TASK REQUIREMENTS.
Make an exact copy of the lines, leaving the pictures out.

DATA SHOWN.

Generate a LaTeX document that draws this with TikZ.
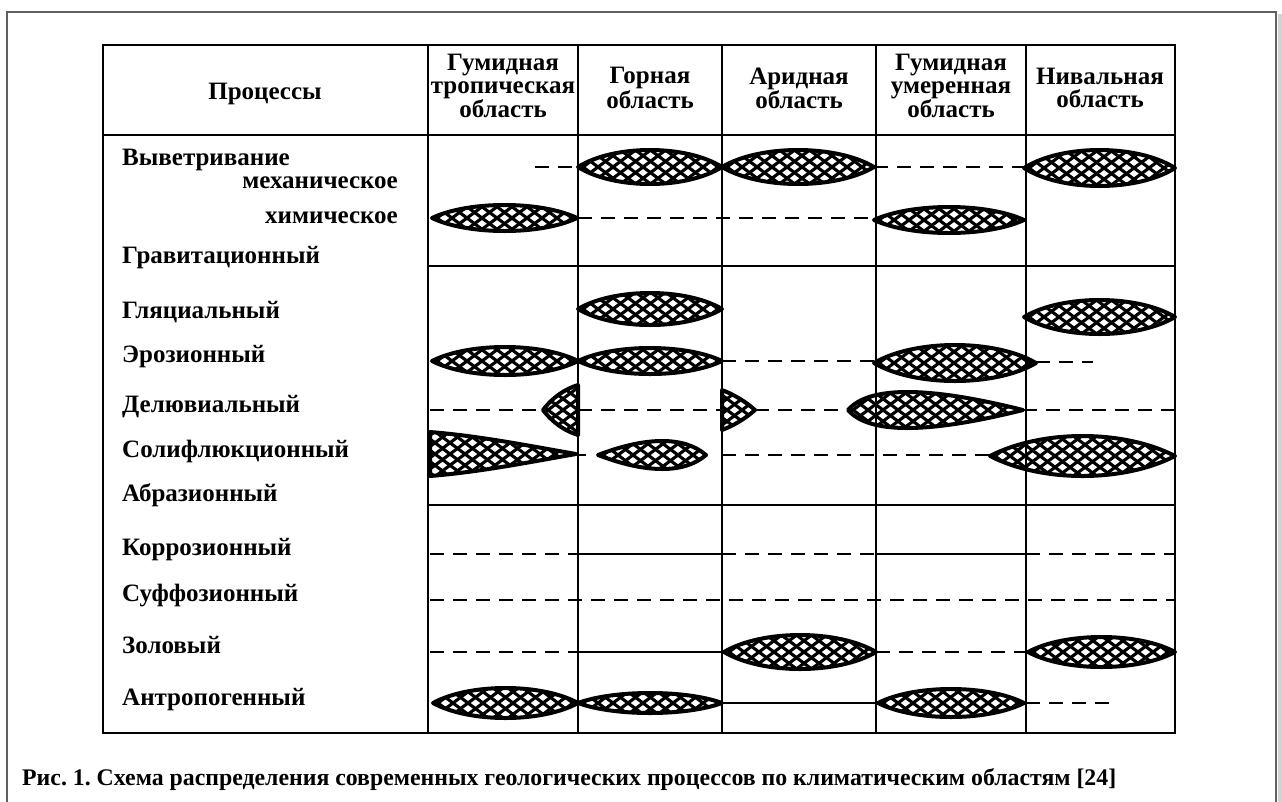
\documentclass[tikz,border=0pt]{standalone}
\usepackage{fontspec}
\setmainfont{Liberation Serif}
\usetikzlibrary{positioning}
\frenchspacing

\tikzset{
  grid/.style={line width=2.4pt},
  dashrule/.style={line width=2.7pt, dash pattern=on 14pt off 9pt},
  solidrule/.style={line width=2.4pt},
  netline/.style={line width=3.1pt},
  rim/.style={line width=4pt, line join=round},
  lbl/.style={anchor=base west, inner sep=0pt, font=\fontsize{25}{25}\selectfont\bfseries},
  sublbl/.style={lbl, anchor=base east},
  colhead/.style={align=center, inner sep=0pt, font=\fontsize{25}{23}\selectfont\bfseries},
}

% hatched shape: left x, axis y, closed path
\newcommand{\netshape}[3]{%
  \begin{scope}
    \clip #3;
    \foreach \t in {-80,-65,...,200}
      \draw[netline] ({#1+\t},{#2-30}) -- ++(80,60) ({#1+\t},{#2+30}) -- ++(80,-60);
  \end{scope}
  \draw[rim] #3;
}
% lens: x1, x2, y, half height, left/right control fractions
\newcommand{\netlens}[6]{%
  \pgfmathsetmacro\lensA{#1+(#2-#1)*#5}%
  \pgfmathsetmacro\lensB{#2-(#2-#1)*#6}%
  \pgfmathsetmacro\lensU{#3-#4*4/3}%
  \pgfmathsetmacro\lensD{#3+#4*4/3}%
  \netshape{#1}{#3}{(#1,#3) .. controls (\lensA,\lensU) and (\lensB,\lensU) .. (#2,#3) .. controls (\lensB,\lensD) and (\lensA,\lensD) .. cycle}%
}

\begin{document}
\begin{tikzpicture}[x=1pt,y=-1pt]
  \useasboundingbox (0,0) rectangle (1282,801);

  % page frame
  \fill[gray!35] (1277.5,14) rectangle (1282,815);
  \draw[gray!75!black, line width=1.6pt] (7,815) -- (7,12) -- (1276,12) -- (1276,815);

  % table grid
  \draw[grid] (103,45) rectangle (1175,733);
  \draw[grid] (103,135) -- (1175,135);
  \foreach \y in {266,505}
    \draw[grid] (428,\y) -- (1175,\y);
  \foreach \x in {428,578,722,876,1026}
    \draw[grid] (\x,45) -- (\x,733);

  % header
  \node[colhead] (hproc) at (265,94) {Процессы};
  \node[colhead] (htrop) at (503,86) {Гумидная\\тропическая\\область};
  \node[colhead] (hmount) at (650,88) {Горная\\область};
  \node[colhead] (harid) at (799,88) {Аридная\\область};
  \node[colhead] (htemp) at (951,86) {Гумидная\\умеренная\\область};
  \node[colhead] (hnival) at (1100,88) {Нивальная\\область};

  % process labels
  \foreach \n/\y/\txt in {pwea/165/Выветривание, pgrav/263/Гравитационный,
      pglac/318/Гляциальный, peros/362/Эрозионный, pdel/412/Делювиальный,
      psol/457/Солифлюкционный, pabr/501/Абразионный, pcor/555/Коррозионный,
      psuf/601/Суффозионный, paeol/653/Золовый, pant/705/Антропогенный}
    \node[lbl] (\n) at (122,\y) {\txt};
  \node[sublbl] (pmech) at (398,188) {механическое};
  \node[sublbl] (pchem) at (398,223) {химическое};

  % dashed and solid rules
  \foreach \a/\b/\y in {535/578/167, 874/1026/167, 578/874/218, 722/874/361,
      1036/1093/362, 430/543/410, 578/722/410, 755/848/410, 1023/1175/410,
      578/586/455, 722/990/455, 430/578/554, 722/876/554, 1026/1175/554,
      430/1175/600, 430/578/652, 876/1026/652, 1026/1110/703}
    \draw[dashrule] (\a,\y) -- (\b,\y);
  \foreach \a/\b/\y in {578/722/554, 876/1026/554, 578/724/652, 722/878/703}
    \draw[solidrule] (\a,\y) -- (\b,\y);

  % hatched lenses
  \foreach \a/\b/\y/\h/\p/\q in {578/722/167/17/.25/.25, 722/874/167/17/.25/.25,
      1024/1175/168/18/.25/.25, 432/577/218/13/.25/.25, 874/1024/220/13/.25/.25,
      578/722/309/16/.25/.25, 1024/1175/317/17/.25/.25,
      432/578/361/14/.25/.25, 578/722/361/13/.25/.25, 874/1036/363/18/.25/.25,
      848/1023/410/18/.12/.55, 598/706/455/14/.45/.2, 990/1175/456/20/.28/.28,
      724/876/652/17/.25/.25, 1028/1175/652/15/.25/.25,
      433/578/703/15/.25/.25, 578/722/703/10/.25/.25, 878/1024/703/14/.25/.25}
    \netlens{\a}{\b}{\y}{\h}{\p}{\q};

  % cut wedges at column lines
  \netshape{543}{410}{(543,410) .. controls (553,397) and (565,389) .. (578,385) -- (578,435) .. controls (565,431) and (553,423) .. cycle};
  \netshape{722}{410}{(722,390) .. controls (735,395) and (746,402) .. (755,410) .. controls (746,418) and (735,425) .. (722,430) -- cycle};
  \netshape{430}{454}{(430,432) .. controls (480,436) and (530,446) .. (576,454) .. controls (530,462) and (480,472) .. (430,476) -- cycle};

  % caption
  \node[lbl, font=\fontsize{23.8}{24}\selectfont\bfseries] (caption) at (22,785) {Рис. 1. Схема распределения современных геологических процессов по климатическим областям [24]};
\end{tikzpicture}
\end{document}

RESPONSE.
Generate a LaTeX document that draws this with TikZ.
\documentclass[tikz,border=0pt]{standalone}
\usepackage{fontspec}
\setmainfont{Liberation Serif}
\usetikzlibrary{positioning}
\frenchspacing

\tikzset{
  grid/.style={line width=2.4pt},
  dashrule/.style={line width=2.7pt, dash pattern=on 14pt off 9pt},
  solidrule/.style={line width=2.4pt},
  netline/.style={line width=3.1pt},
  rim/.style={line width=4pt, line join=round},
  lbl/.style={anchor=base west, inner sep=0pt, font=\fontsize{25}{25}\selectfont\bfseries},
  sublbl/.style={lbl, anchor=base east},
  colhead/.style={align=center, inner sep=0pt, font=\fontsize{25}{23}\selectfont\bfseries},
}

% hatched shape: left x, axis y, closed path
\newcommand{\netshape}[3]{%
  \begin{scope}
    \clip #3;
    \foreach \t in {-80,-65,...,200}
      \draw[netline] ({#1+\t},{#2-30}) -- ++(80,60) ({#1+\t},{#2+30}) -- ++(80,-60);
  \end{scope}
  \draw[rim] #3;
}
% lens: x1, x2, y, half height, left/right control fractions
\newcommand{\netlens}[6]{%
  \pgfmathsetmacro\lensA{#1+(#2-#1)*#5}%
  \pgfmathsetmacro\lensB{#2-(#2-#1)*#6}%
  \pgfmathsetmacro\lensU{#3-#4*4/3}%
  \pgfmathsetmacro\lensD{#3+#4*4/3}%
  \netshape{#1}{#3}{(#1,#3) .. controls (\lensA,\lensU) and (\lensB,\lensU) .. (#2,#3) .. controls (\lensB,\lensD) and (\lensA,\lensD) .. cycle}%
}

\begin{document}
\begin{tikzpicture}[x=1pt,y=-1pt]
  \useasboundingbox (0,0) rectangle (1282,801);

  % page frame
  \fill[gray!35] (1277.5,14) rectangle (1282,815);
  \draw[gray!75!black, line width=1.6pt] (7,815) -- (7,12) -- (1276,12) -- (1276,815);

  % table grid
  \draw[grid] (103,45) rectangle (1175,733);
  \draw[grid] (103,135) -- (1175,135);
  \foreach \y in {266,505}
    \draw[grid] (428,\y) -- (1175,\y);
  \foreach \x in {428,578,722,876,1026}
    \draw[grid] (\x,45) -- (\x,733);

  % header
  \node[colhead] (hproc) at (265,94) {Процессы};
  \node[colhead] (htrop) at (503,86) {Гумидная\\тропическая\\область};
  \node[colhead] (hmount) at (650,88) {Горная\\область};
  \node[colhead] (harid) at (799,88) {Аридная\\область};
  \node[colhead] (htemp) at (951,86) {Гумидная\\умеренная\\область};
  \node[colhead] (hnival) at (1100,88) {Нивальная\\область};

  % process labels
  \foreach \n/\y/\txt in {pwea/165/Выветривание, pgrav/263/Гравитационный,
      pglac/318/Гляциальный, peros/362/Эрозионный, pdel/412/Делювиальный,
      psol/457/Солифлюкционный, pabr/501/Абразионный, pcor/555/Коррозионный,
      psuf/601/Суффозионный, paeol/653/Золовый, pant/705/Антропогенный}
    \node[lbl] (\n) at (122,\y) {\txt};
  \node[sublbl] (pmech) at (398,188) {механическое};
  \node[sublbl] (pchem) at (398,223) {химическое};

  % dashed and solid rules
  \foreach \a/\b/\y in {535/578/167, 874/1026/167, 578/874/218, 722/874/361,
      1036/1093/362, 430/543/410, 578/722/410, 755/848/410, 1023/1175/410,
      578/586/455, 722/990/455, 430/578/554, 722/876/554, 1026/1175/554,
      430/1175/600, 430/578/652, 876/1026/652, 1026/1110/703}
    \draw[dashrule] (\a,\y) -- (\b,\y);
  \foreach \a/\b/\y in {578/722/554, 876/1026/554, 578/724/652, 722/878/703}
    \draw[solidrule] (\a,\y) -- (\b,\y);

  % hatched lenses
  \foreach \a/\b/\y/\h/\p/\q in {578/722/167/17/.25/.25, 722/874/167/17/.25/.25,
      1024/1175/168/18/.25/.25, 432/577/218/13/.25/.25, 874/1024/220/13/.25/.25,
      578/722/309/16/.25/.25, 1024/1175/317/17/.25/.25,
      432/578/361/14/.25/.25, 578/722/361/13/.25/.25, 874/1036/363/18/.25/.25,
      848/1023/410/18/.12/.55, 598/706/455/14/.45/.2, 990/1175/456/20/.28/.28,
      724/876/652/17/.25/.25, 1028/1175/652/15/.25/.25,
      433/578/703/15/.25/.25, 578/722/703/10/.25/.25, 878/1024/703/14/.25/.25}
    \netlens{\a}{\b}{\y}{\h}{\p}{\q};

  % cut wedges at column lines
  \netshape{543}{410}{(543,410) .. controls (553,397) and (565,389) .. (578,385) -- (578,435) .. controls (565,431) and (553,423) .. cycle};
  \netshape{722}{410}{(722,390) .. controls (735,395) and (746,402) .. (755,410) .. controls (746,418) and (735,425) .. (722,430) -- cycle};
  \netshape{430}{454}{(430,432) .. controls (480,436) and (530,446) .. (576,454) .. controls (530,462) and (480,472) .. (430,476) -- cycle};

  % caption
  \node[lbl, font=\fontsize{23.8}{24}\selectfont\bfseries] (caption) at (22,785) {Рис. 1. Схема распределения современных геологических процессов по климатическим областям [24]};
\end{tikzpicture}
\end{document}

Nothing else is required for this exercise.